Puesto ante la disyuntiva de un default inminente, al Gobierno no le queda otra alternativa que negociar desde una posición de evidente debilidad. La situación habría sido muy diferente si se hubiera entablado una negociación con los holdouts cuando la relación de fuerzas no era tan asimétrica. En última instancia, la estrategia del Gobierno de patear sistemáticamente para adelante los conflictos financieros heredados terminó costando muy cara. Pasó con el Club de París: el monto de la deuda que en 2008 se podría haber arreglado por US$ 6.000 M y con dos años de gracia, terminó totalizando US$ 9.700 M a pagar en 5 años. Y volverá a pasar ahora con los holdouts.

El principal temor del Gobierno es que un eventual acuerdo pueda generar juicios de tenedores de deuda reestructurada como consecuencia de la cláusula RUFO, que rige hasta dic-14 y establece que toda mejor oferta realizada debe hacerse extensiva a aquellos que ingresaron a los canjes. Independientemente de que la invocación de la RUFO sea legalmente muy discutible, el surgimiento de nuevos litigios complicaría la aspiración del Gobierno de conseguir nuevo financiamiento. Lo cierto es que existen distintas alternativas para minimizar los riesgos judiciales. En primer lugar, si se convence a la contraparte de la voluntad negociadora argentina, Griesa podría reponer el stay y estirar los plazos del acuerdo hasta principios del año próximo. O bien puede apelarse a un tercero interesado que le compre el juicio a los holdouts y luego negocie con la Argentina.

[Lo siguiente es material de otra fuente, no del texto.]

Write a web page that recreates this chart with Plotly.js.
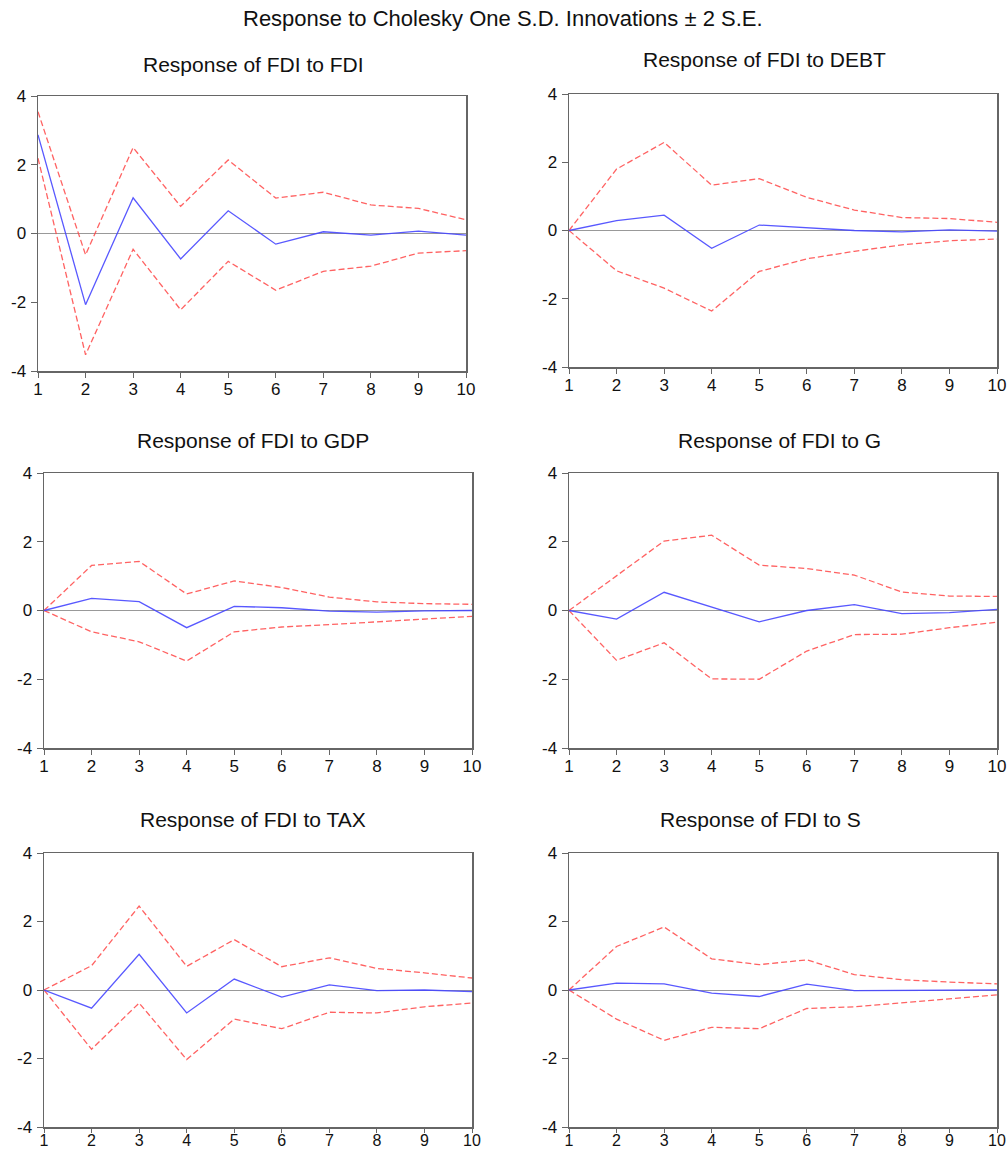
<!DOCTYPE html>
<html>
<head>
<meta charset="utf-8">
<script src="https://cdn.plot.ly/plotly-3.0.1.min.js"></script>
<style>html,body{margin:0;padding:0;background:#fff;}#chart{width:1007px;height:1153px;}</style>
</head>
<body>
<div id="chart"></div>
<script>
// Periods
var periods = [1,2,3,4,5,6,7,8,9,10];

// Panel titles
var panelTitles = ["Response of FDI to FDI","Response of FDI to DEBT","Response of FDI to GDP","Response of FDI to G","Response of FDI to TAX","Response of FDI to S"];
var mainTitle = "Response to Cholesky One S.D. Innovations \u00b1 2 S.E.";

// FDI to FDI
var fdiResp  = [2.87,-2.07,1.04,-0.74,0.66,-0.31,0.05,-0.05,0.07,-0.05];
var fdiUpper = [3.54,-0.62,2.50,0.79,2.14,1.03,1.20,0.83,0.73,0.40];
var fdiLower = [2.19,-3.53,-0.46,-2.22,-0.81,-1.65,-1.10,-0.95,-0.57,-0.50];
// FDI to DEBT
var debtResp  = [0,0.29,0.45,-0.52,0.16,0.07,0.00,-0.04,0.02,-0.02];
var debtUpper = [0,1.80,2.58,1.33,1.52,0.97,0.60,0.38,0.35,0.24];
var debtLower = [0,-1.18,-1.69,-2.36,-1.20,-0.83,-0.61,-0.42,-0.30,-0.25];
// FDI to GDP
var gdpResp  = [0,0.35,0.26,-0.50,0.12,0.08,-0.02,-0.05,-0.01,0.00];
var gdpUpper = [0,1.31,1.43,0.48,0.86,0.67,0.39,0.25,0.20,0.18];
var gdpLower = [0,-0.62,-0.91,-1.47,-0.62,-0.48,-0.41,-0.33,-0.23,-0.17];
// FDI to G
var gResp  = [0,-0.25,0.53,0.11,-0.33,0.00,0.17,-0.09,-0.06,0.03];
var gUpper = [0,1.00,2.02,2.19,1.32,1.22,1.03,0.54,0.42,0.41];
var gLower = [0,-1.45,-0.94,-1.99,-2.00,-1.18,-0.70,-0.69,-0.50,-0.34];
// FDI to TAX
var taxResp  = [0,-0.53,1.04,-0.67,0.32,-0.21,0.15,-0.02,0.00,-0.05];
var taxUpper = [0,0.71,2.45,0.69,1.47,0.68,0.94,0.63,0.50,0.35];
var taxLower = [0,-1.73,-0.38,-2.03,-0.85,-1.13,-0.65,-0.67,-0.49,-0.38];
// FDI to S
var sResp  = [0,0.20,0.18,-0.09,-0.19,0.17,-0.02,-0.02,-0.01,0.00];
var sUpper = [0,1.27,1.84,0.91,0.74,0.88,0.45,0.30,0.23,0.18];
var sLower = [0,-0.85,-1.47,-1.09,-1.13,-0.54,-0.49,-0.37,-0.24,-0.14];

var yTicks = [-4,-2,0,2,4];

var panels = [
  {resp: fdiResp, up: fdiUpper, lo: fdiLower},
  {resp: debtResp, up: debtUpper, lo: debtLower},
  {resp: gdpResp, up: gdpUpper, lo: gdpLower},
  {resp: gResp, up: gUpper, lo: gLower},
  {resp: taxResp, up: taxUpper, lo: taxLower},
  {resp: sResp, up: sUpper, lo: sLower}
];

// pixel boxes [x0,x1,y0,y1] (top-based) for each panel plot area
var W = 1007, H = 1153;
var boxes = [
  [38,466,96,371],
  [569,997,94,367],
  [44,472,473,748],
  [569,997,473,748],
  [44,472,853,1127],
  [569,997,853,1127]
];
var titlePos = [[253,65],[764,60],[253,440],[779,440],[253,820],[760,820]];

var FONT = "Liberation Sans, Arial, sans-serif";
var traces = [];
var layout = {
  width: W, height: H,
  margin: {l:0,r:0,t:0,b:0},
  paper_bgcolor: "#fff", plot_bgcolor: "#fff",
  showlegend: false,
  font: {family: FONT, color: "#111", size: 15},
  annotations: [],
  shapes: []
};

layout.annotations.push({
  text: mainTitle, xref: "paper", yref: "paper",
  x: 503/W, y: 1 - 19/H, xanchor: "center", yanchor: "middle",
  showarrow: false, font: {family: FONT, size: 22, color: "#111"}
});

panels.forEach(function(p, i) {
  var n = i + 1;
  var xa = n === 1 ? "x" : "x" + n;
  var ya = n === 1 ? "y" : "y" + n;
  var b = boxes[i];
  var bottomRow = i >= 4;
  layout[(n === 1 ? "xaxis" : "xaxis" + n)] = {
    domain: [b[0]/W, b[1]/W],
    anchor: ya,
    range: [1, 10],
    tickmode: "array", tickvals: periods, ticktext: periods.map(String),
    ticks: "outside", ticklen: bottomRow ? 4 : 5, tickcolor: "#666", tickwidth: 1,
    showline: true, linecolor: "#666", linewidth: 1.5, mirror: true,
    showgrid: false, zeroline: false,
    tickfont: {family: FONT, size: bottomRow ? 16 : 17, color: "#111"},
    ticklabelstandoff: bottomRow ? -6 : -3,
    fixedrange: true
  };
  layout[(n === 1 ? "yaxis" : "yaxis" + n)] = {
    domain: [1 - b[3]/H, 1 - b[2]/H],
    anchor: xa,
    range: [-4, 4],
    tickmode: "array", tickvals: yTicks, ticktext: yTicks.map(String),
    ticks: "outside", ticklen: 6, tickcolor: "#666", tickwidth: 1,
    showline: true, linecolor: "#666", linewidth: 1.5, mirror: true,
    showgrid: false, zeroline: true, zerolinecolor: "#999", zerolinewidth: 1,
    tickfont: {family: FONT, size: 17, color: "#111"},
    ticklabelstandoff: 1,
    fixedrange: true
  };
  traces.push({x: periods, y: p.up, xaxis: xa, yaxis: ya, mode: "lines", type: "scatter",
    line: {color: "rgba(255,70,70,0.85)", width: 1.3, dash: "6px,3px"}, hoverinfo: "skip"});
  traces.push({x: periods, y: p.lo, xaxis: xa, yaxis: ya, mode: "lines", type: "scatter",
    line: {color: "rgba(255,70,70,0.85)", width: 1.3, dash: "6px,3px"}, hoverinfo: "skip"});
  traces.push({x: periods, y: p.resp, xaxis: xa, yaxis: ya, mode: "lines", type: "scatter",
    line: {color: "rgba(70,70,255,0.9)", width: 1.3}, hoverinfo: "skip"});
  layout.annotations.push({
    text: panelTitles[i], xref: "paper", yref: "paper",
    x: titlePos[i][0]/W, y: 1 - titlePos[i][1]/H, xanchor: "center", yanchor: "middle",
    showarrow: false, font: {family: FONT, size: 21, color: "#111"}
  });
});

Plotly.newPlot("chart", traces, layout, {displayModeBar: false, staticPlot: true});
</script>
</body>
</html>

El mejor escenario para todos los actores relevantes es llegar a un acuerdo y evitar el default. En caso contrario, además del impacto inmediato (salida de capitales, ampliación de la brecha cambiaria, presión sobre las reservas, etc), el Gobierno debería asumir el costo político de haber llegado al poder en cesación de pagos e irse en la misma situación doce años después. De hecho, aun asumiendo el peor escenario (el fallo de Griesa se hace extensivo a todos los holdouts con legislación norteamericana y a la deuda en default con legislación europea que tiene una demanda en el CIADI), el monto máximo de deuda a emitir sería de US$ 22.700 M (4,4% del PBI): una cifra absolutamente manejable dado el bajo nivel de endeudamiento de nuestro país. El problema es que cuando las partes directamente involucradas juegan al límite y redoblan sistemáticamente la apuesta, no se puede descartar completamente que el resultado final termine siendo el menos conveniente.